SUNY-Old Westbury taps student-empowerment pro

Empower player: Veteran higher-education administrator Timothy Sams is SUNY-Old Westbury's new president.
By GREGORY ZELLER //

A veteran academic administrator with a national résumé and long familiarity with New York State higher education will take the reins at SUNY-Old Westbury.

Following a 10-month process by Pennsylvania-based executive search firm RPA Inc. and an 18-member campus-wide search committee, the State University of New York Board of Trustees has named Timothy Sams as the next president of the SUNY College at Old Westbury.

Sams, currently vice president of student affairs at Prairie View A&M University in Texas, is scheduled to take over on or about Jan. 11. He succeeds Calvin Butts III, who led SUNY-Old Westbury for more than two decades before retiring in August.

Sams brings 29 years of higher-ed experience to the table. The Syracuse native – who earned a bachelor’s degree in history/sociology from Union College in Schenectady, a master’s degree in Africana Studies from the University at Albany and a Ph.D. in African American Studies from Temple University – has built a professional portfolio combining enrollment, campus safety and athletics responsibilities and innovations, with a heavy focus on student services.

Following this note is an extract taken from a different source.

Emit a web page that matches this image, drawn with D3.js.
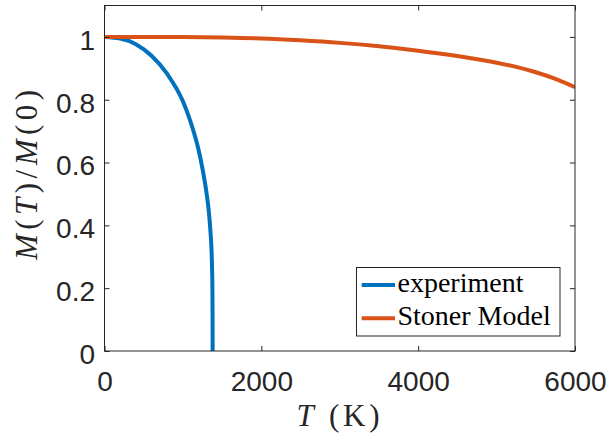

At Prairie View, he’s “showcased his deep commitment to excellence, student support and inclusivity,” according to SUNY-Old Westbury, which counted the creation of the university’s first LGBTQ+ Resource Center among Sams’ accomplishments.

Mili Makhijani: Sams is a perfect match.

Before Prairie View, Sams served as vice president for student development at Morehouse College, a historically black men’s college in Atlanta; that followed stints as vice president for student life at upstate New York’s Rensselaer Polytechnic Institute and head of the Black Cultural Center at Pennsylvania’s Swarthmore College, among other student-focused higher-ed gigs.

At every step, he has “demonstrated leadership in improving student success” and put “an emphasis on institutional excellence,” his new college said in a statement – but more than that, Sams has “dedicated his adult life to creating dynamic academic and social communities,” according to Mili Makhijani, chairwoman of the SUNY Old Westbury College Council.

“His career-long commitment to student engagement and advocacy matches strikingly well with Old Westbury’s ongoing emphasis on student equity and success,” added Makhijani, noting Sams’ views on student empowerment also harmonize with the school’s, “especially [students] from underserved backgrounds.”

Trumpeting “an engaged faculty, a community who cares for its students and stakeholders who fully understand the educational gem” that SUNY-Old Westbury is, Sams – who will officially succeed SUNY Senior Vice Chancellor for Strategic Initiatives and Chief Diversity Officer Teresa Miller, who’s served as SUNY-Old Westbury officer-in-charge since August – called his next job “the highlight of my career.”

“I am proud to follow President Emeritus Butts in this capacity,” Sams said. “Old Westbury’s mission to cultivate critical thinking, empathy, creativity and intercultural understanding, to endeavor to stimulate a passion for learning and commitment to building a more just and sustainable world, is perfectly aligned with my worldview.

“I can imagine no better place for me to be a president.”